After hearing about the European free radio movement and Radio Alice, Tsuda and a couple of his friends from Kogawa’s seminar, were inspired to establish their own free radio station on the Wako University campus in 1982. At the time, Tokyo listeners could only choose from one of two FM  stations to tune into: a public station operated by NHK (Nippon Hōsō Kyōkai) and a private station called Tokyo FM (Kogawa 1988: 62). Japan's strict broadcasting regulations made community, university and even pirate radio stations an anomaly in the country. Therefore, when Tsuda and his friends established their own very low-powered FM radio station called Radio Polybucket, they did something truly out of the ordinary.

 

They found a spot in a long corridor of faculty offices on the top floor of a university building where they set up a table, a few chairs, a microphone, and a very low-powered FM transmitter. Tsuda remembers climbing out of the window to hoist the transmitter's simple dipole antenna onto the roof. He explains that, for him, the most important part of Radio Polybucket was the ika experience it created for others. He remembers that the station’s equipment frequently malfunctioned or broke down completely, but this did not matter as much the situation created by Radio Polybucket. People would frequently walk by the station's extremely basic studio on their way to a class or a meeting.

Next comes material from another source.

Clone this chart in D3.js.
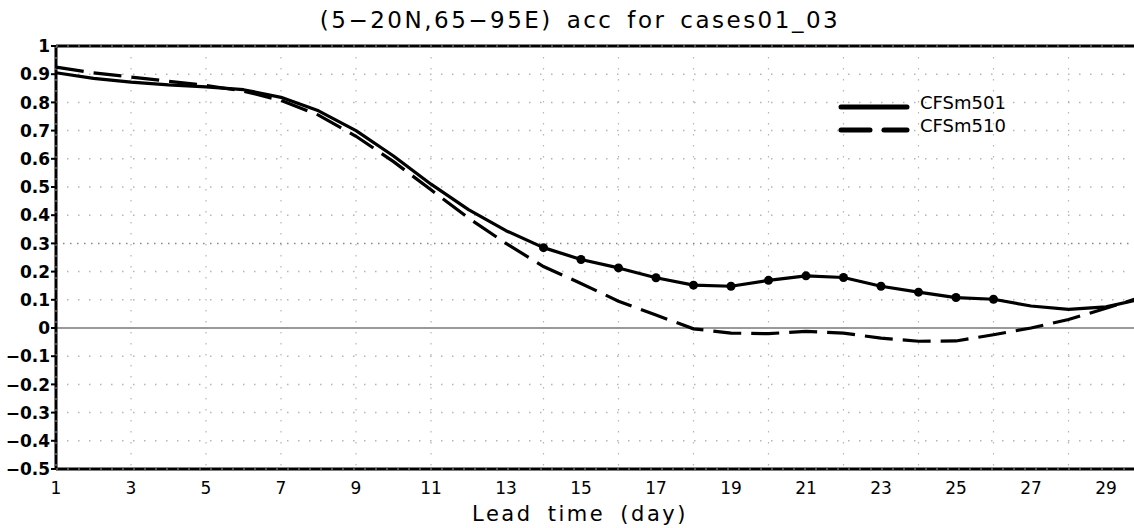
<!DOCTYPE html>
<html>
<head>
<meta charset="utf-8">
<script src="https://cdn.jsdelivr.net/npm/d3@7"></script>
<style>
  body { margin: 0; background: #fff; }
  svg { display: block; font-family: "DejaVu Sans", sans-serif; }
</style>
</head>
<body>
<div id="chart"></div>
<script>
// lead days 1..30
var days = d3.range(1, 31);

// CFSm501 (solid)
var cfs501 = [0.905, 0.885, 0.872, 0.862, 0.855, 0.845, 0.818, 0.77, 0.70, 0.61,
              0.51, 0.42, 0.345, 0.285, 0.243, 0.213, 0.178, 0.152, 0.148, 0.169,
              0.185, 0.179, 0.148, 0.127, 0.108, 0.102, 0.078, 0.066, 0.075, 0.105];
// CFSm510 (dashed)
var cfs510 = [0.925, 0.905, 0.89, 0.875, 0.86, 0.84, 0.807, 0.755, 0.68, 0.59,
              0.49, 0.39, 0.30, 0.218, 0.158, 0.095, 0.046, -0.003, -0.018, -0.02,
              -0.012, -0.018, -0.036, -0.047, -0.046, -0.024, 0.0, 0.03, 0.07, 0.112];
// days marked with a dot on CFSm501
var markedDays = [14, 15, 16, 17, 18, 19, 20, 21, 22, 23, 24, 25, 26];

var xTicks = [1, 3, 5, 7, 9, 11, 13, 15, 17, 19, 21, 23, 25, 27, 29];
var xGrid = [3, 5, 7, 9, 11, 14, 16, 18, 20, 22, 24, 26, 28];
var yTicks = [-0.5, -0.4, -0.3, -0.2, -0.1, 0, 0.1, 0.2, 0.3, 0.4, 0.5, 0.6, 0.7, 0.8, 0.9, 1];

var width = 1134, height = 528;
var plotLeft = 56, plotTop = 46, plotBottom = 469;

var x = d3.scaleLinear().domain([1, 30]).range([plotLeft, plotLeft + 29 * 37.5]);
var y = d3.scaleLinear().domain([-0.5, 1]).range([plotBottom, plotTop]);

var svg = d3.select("#chart").append("svg")
    .attr("width", width)
    .attr("height", height);

// dotted grid
svg.append("g").selectAll("line")
    .data(yTicks.filter(function (d) { return d !== 0 && d !== 1 && d !== -0.5; }))
    .enter().append("line")
    .attr("x1", plotLeft).attr("x2", width)
    .attr("y1", function (d) { return y(d); })
    .attr("y2", function (d) { return y(d); })
    .attr("stroke", function (d) { return Math.abs(d - 0.3) < 1e-9 ? "#888" : "#b5b5b5"; })
    .attr("stroke-width", 1.5)
    .attr("stroke-dasharray", function (d) { return Math.abs(d - 0.3) < 1e-9 ? "1.5,5.5" : "1.5,9.5"; });

svg.append("g").selectAll("line")
    .data(xGrid)
    .enter().append("line")
    .attr("x1", function (d) { return x(d); })
    .attr("x2", function (d) { return x(d); })
    .attr("y1", plotTop).attr("y2", plotBottom)
    .attr("stroke", "#b5b5b5")
    .attr("stroke-width", 1.2)
    .attr("stroke-dasharray", "1.5,9.5");

// zero line
svg.append("line")
    .attr("x1", plotLeft).attr("x2", width)
    .attr("y1", y(0)).attr("y2", y(0))
    .attr("stroke", "#777")
    .attr("stroke-width", 1.5);

// frame (top, bottom, left)
var frame = [[plotLeft, plotTop, width, plotTop], [plotLeft, plotBottom, width, plotBottom], [plotLeft, plotTop, plotLeft, plotBottom]];
svg.append("g").selectAll("line")
    .data(frame)
    .enter().append("line")
    .attr("x1", function (d) { return d[0]; }).attr("y1", function (d) { return d[1]; })
    .attr("x2", function (d) { return d[2]; }).attr("y2", function (d) { return d[3]; })
    .attr("stroke", "#000")
    .attr("stroke-width", 3);
svg.append("g").selectAll("line")
    .data(frame)
    .enter().append("line")
    .attr("x1", function (d) { return d[0]; }).attr("y1", function (d) { return d[1]; })
    .attr("x2", function (d) { return d[2]; }).attr("y2", function (d) { return d[3]; })
    .attr("stroke", "#999")
    .attr("stroke-width", 1)
    .attr("stroke-dasharray", "2,9");

// y axis ticks and labels
var yAxis = svg.append("g").attr("transform", "translate(" + plotLeft + ",0)");
yAxis.selectAll("line")
    .data(yTicks)
    .enter().append("line")
    .attr("x1", -5).attr("x2", 0)
    .attr("y1", function (d) { return y(d); })
    .attr("y2", function (d) { return y(d); })
    .attr("stroke", "#000").attr("stroke-width", 2);
yAxis.selectAll("text")
    .data(yTicks)
    .enter().append("text")
    .attr("x", -6)
    .attr("y", function (d) { return y(d); })
    .attr("dy", "0.36em")
    .attr("text-anchor", "end")
    .style("font-size", "17px")
    .style("font-weight", "bold")
    .text(function (d) { return d === 0 ? "0" : d3.format("")(d).replace("-", "\u2212"); });

// x axis labels
svg.append("g").selectAll("text")
    .data(xTicks)
    .enter().append("text")
    .attr("x", function (d) { return x(d); })
    .attr("y", 494)
    .attr("text-anchor", "middle")
    .style("font-size", "17px")
    .text(function (d) { return d; });

// lines
var line501 = d3.line()
    .x(function (d, i) { return x(days[i]); })
    .y(function (d) { return y(d); });

svg.append("path")
    .datum(cfs501)
    .attr("d", line501)
    .attr("fill", "none")
    .attr("stroke", "#000")
    .attr("stroke-width", 3.2)
    .attr("stroke-linejoin", "round");

svg.append("path")
    .datum(cfs510)
    .attr("d", line501)
    .attr("fill", "none")
    .attr("stroke", "#000")
    .attr("stroke-width", 3.2)
    .attr("stroke-dasharray", "28,10");

svg.append("g").selectAll("circle")
    .data(markedDays)
    .enter().append("circle")
    .attr("cx", function (d) { return x(d); })
    .attr("cy", function (d) { return y(cfs501[d - 1]); })
    .attr("r", 4.5)
    .attr("fill", "#000");

// legend
var legend = svg.append("g");
legend.append("line")
    .attr("x1", 841).attr("x2", 907).attr("y1", 107).attr("y2", 107)
    .attr("stroke", "#000").attr("stroke-width", 5).attr("stroke-linecap", "round");
legend.append("line")
    .attr("x1", 841).attr("x2", 907).attr("y1", 130).attr("y2", 130)
    .attr("stroke", "#000").attr("stroke-width", 5).attr("stroke-linecap", "round")
    .attr("stroke-dasharray", "29,14");
legend.append("text").attr("x", 920).attr("y", 109)
    .style("font-size", "18px").text("CFSm501");
legend.append("text").attr("x", 920).attr("y", 132)
    .style("font-size", "18px").text("CFSm510");

// title
svg.append("text")
    .attr("x", 580).attr("y", 28)
    .attr("text-anchor", "middle")
    .style("font-size", "23px")
    .style("letter-spacing", "2.5px")
    .style("word-spacing", "4px")
    .text("(5\u221220N,65\u221295E) acc for cases01_03");

// x axis title
svg.append("text")
    .attr("x", 580).attr("y", 521)
    .attr("text-anchor", "middle")
    .style("font-size", "21px")
    .style("letter-spacing", "2.5px")
    .style("word-spacing", "6px")
    .text("Lead time (day)");
</script>
</body>
</html>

They would see Tsuda or another person speaking into the microphone, stop their everyday activities, and go out of their way to ask, “What are you doing?”[6] It was this interruption to a person's daily movements that Tsuda remembers most fondly. Not only did it reveal new possibilities for public interaction with the airwaves in Japan, it also revealed new ways of interacting with members of the university community. 

Radio Polybucket in their long corridor. (Photo by Toshiyuki Maeda on November 21, 1982).

 

It was this situation, this change in the passerby’s movements and their relative relationship to their surroundings, that was important for him.